Active FTP is a problem if the client is firewalled or behind NAT. Passive mode is a problem if the server is firewalled or behind NAT. The client makes both connections to the server, but still using a second arranged port, so any firewalling on the server has to either be aware of the specific port requested, or a wide range of ports needs to be directly passed through. This is what I was talking about with FTP aware firewalls.

This is what the ip_conntrack_ftp and ip_nat_ftp Linux kernel modules are, a way to make iptables more FTP aware by supplementing iptables at the kernel level.

This is also what OpenBSD's ftp-proxy utility is for, a way to deal with this without resorting to privileged specialty packet processing code, and a way to bypass not being able to see into encrypted traffic.

The fact that these workarounds exist is a testament to how hard FTP has been to deal with in the modern era of the web.

1: https://man.openbsd.org/ftp-proxy.8


> I don't think FTP is ever going to fully die. It is still a typical way to deploy your files when using a shared web hosting that does not offer SSH.

Surely those abominations are almost dead now though, in the age of the low-overhead VMs?


Some parts of the tech world seem quick to forget that smaller (and sometimes bigger) non-tech companies do exist. Sometimes non professional people create and deploy websites either as hobbyists or simply because there is no budget to hire a proper tech guy.

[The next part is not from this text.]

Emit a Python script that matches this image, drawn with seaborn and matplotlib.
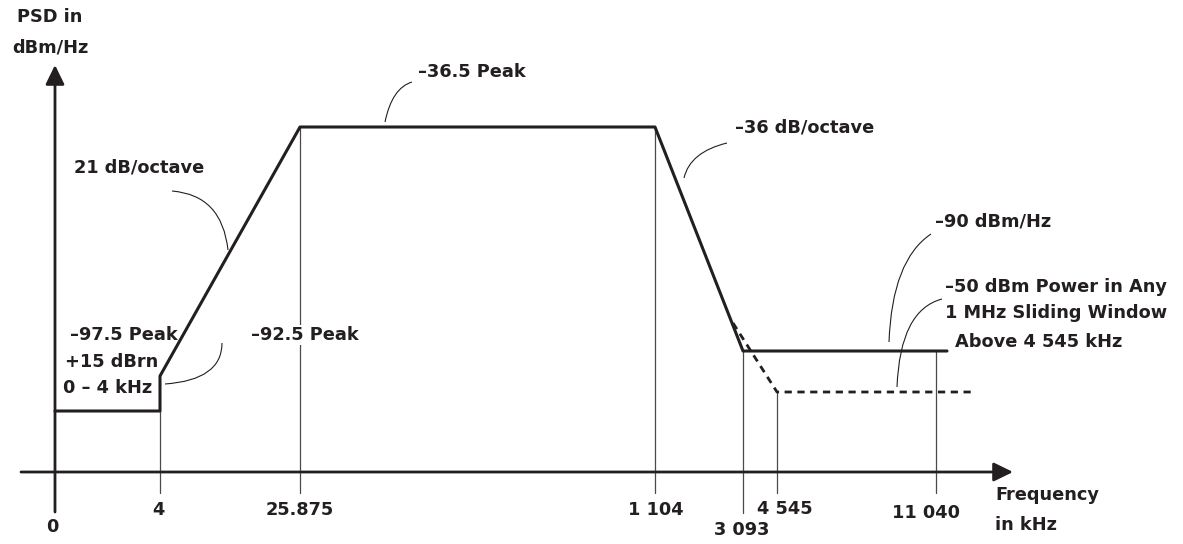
"""
ADSL transmit PSD mask - schematic sketch (axes not to scale)
"""

import matplotlib
matplotlib.use('Agg')
import matplotlib.pyplot as plt
from matplotlib.path import Path
from matplotlib.patches import PathPatch
import pandas as pd
import seaborn as sns

# Frequency breakpoints and their (schematic, not-to-scale) positions
freq_labels = ['0', '4', '25.875', '1 104', '3 093', '4 545', '11 040']
freq_pos = [0, 105, 245, 600, 688, 722, 881]
drop_top = [None, 61, 345, 345, 121, 80, 121]   # where the thin drop lines start

# PSD mask (schematic heights above the frequency axis)
mask_x = [0, 105, 105, 245, 600, 688, 892]
mask_y = [61, 61, 96, 345, 345, 121, 121]

# -50 dBm sliding window limit (dashed)
window_x = [678, 722, 920]
window_y = [149, 80, 80]

INK = '#231f20'
THIN = '#4a4a4a'

sns.set_theme(style='white')
plt.rcParams['font.family'] = ['DejaVu Sans']
FS = 12.8

fig = plt.figure(figsize=(11.83, 5.44), dpi=100)
ax = fig.add_axes([0, 0, 1, 1])
ax.set_xlim(-55, 1128)
ax.set_ylim(-72, 472)
ax.axis('off')

mask = pd.DataFrame({'x': mask_x, 'y': mask_y})
window = pd.DataFrame({'x': window_x, 'y': window_y})
sns.lineplot(data=mask, x='x', y='y', sort=False, estimator=None,
             color=INK, lw=2.2, ax=ax, zorder=4)
sns.lineplot(data=window, x='x', y='y', sort=False, estimator=None,
             color=INK, lw=2.0, ax=ax, zorder=3)
ax.lines[-1].set_linestyle((0, (2.6, 2.0)))

# axes with arrows
arrow = dict(arrowstyle='-|>,head_length=0.45,head_width=0.22', lw=2,
             color=INK, mutation_scale=26, shrinkA=0, shrinkB=0)
ax.annotate('', xy=(958, 0), xytext=(-34, 0), arrowprops=arrow, zorder=5)
ax.annotate('', xy=(0, 407), xytext=(0, -40), arrowprops=arrow, zorder=5)

# thin drop lines and tick labels
label_y = [-55, -38, -38, -38, -58, -37, -41]
label_dx = [-3, -2, 0, 1, -1, 8, -10]
for i, (lab, xp) in enumerate(zip(freq_labels, freq_pos)):
    if drop_top[i] is not None:
        bottom = -41 if lab == '3 093' else -21
        ax.plot([xp, xp], [drop_top[i], bottom], color=THIN, lw=0.9, zorder=2)
    ax.text(xp + label_dx[i], label_y[i], lab, ha='center', va='center',
            fontsize=FS, fontweight='bold', color=INK)

# text annotations
def note(x, y, s, ha='left', bg=False):
    t = ax.text(x, y, s, ha=ha, va='center', fontsize=FS,
                fontweight='bold', color=INK, zorder=6)
    if bg:
        t.set_bbox(dict(facecolor='white', edgecolor='none', pad=1))
    return t

note(-5, 455, 'PSD in', ha='center')
note(-5, 425, 'dBm/Hz', ha='center')
note(19, 304, '21 dB/octave')
note(363, 400, '–36.5 Peak')
note(680, 344, '–36 dB/octave')
note(880, 250, '–90 dBm/Hz')
note(890, 185, '–50 dBm Power in Any')
note(890, 159, '1 MHz Sliding Window')
note(900, 130, 'Above 4 545 kHz')
note(15, 137, '–97.5 Peak')
note(10, 110, '+15 dBrn')
note(8, 84, '0 – 4 kHz')
note(196, 137, '–92.5 Peak', bg=True)
note(940, -23, 'Frequency')
note(940, -53, 'in kHz')

# curved leader lines
leaders = [
    ((117, 281), (167, 277), (173, 222)),
    ((357, 390), (337, 384), (330, 350)),
    ((672, 329), (635, 320), (629, 294)),
    ((876, 238), (837, 212), (834, 130)),
    ((887, 173), (845, 162), (842, 85)),
    ((167, 129), (167, 92), (110, 88)),
]
for p0, c, p1 in leaders:
    path = Path([p0, c, p1], [Path.MOVETO, Path.CURVE3, Path.CURVE3])
    ax.add_patch(PathPatch(path, fill=False, edgecolor=INK, lw=0.8, zorder=5))

plt.savefig('out.png', dpi=100)
plt.close()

Wordpress is still a huge part of the Web and is running fine on shared hosting. And yes it can be an appropriate and cost effective choice for smaller sites even in 2021.

Also adding to that, the one time I did migrate a project from shared hosting to a dockerized VM solution was when the hoster was not supporting the needed PHP version anymore. Meaning hopelessly too old to ever update.


SFTP is not only just preferable but so unrelated to FTP that it frustrates me that it's often brought up in the same sentence... why did they call it that.. uhg.


Well, it is a Secure File Transfer Protocol after all. That's the trouble with descriptive names.


We’re kind of crazy and use WebDAV. Big upsides besides upload support were built in support in Windows Explorer, running over a single port / http, and https support.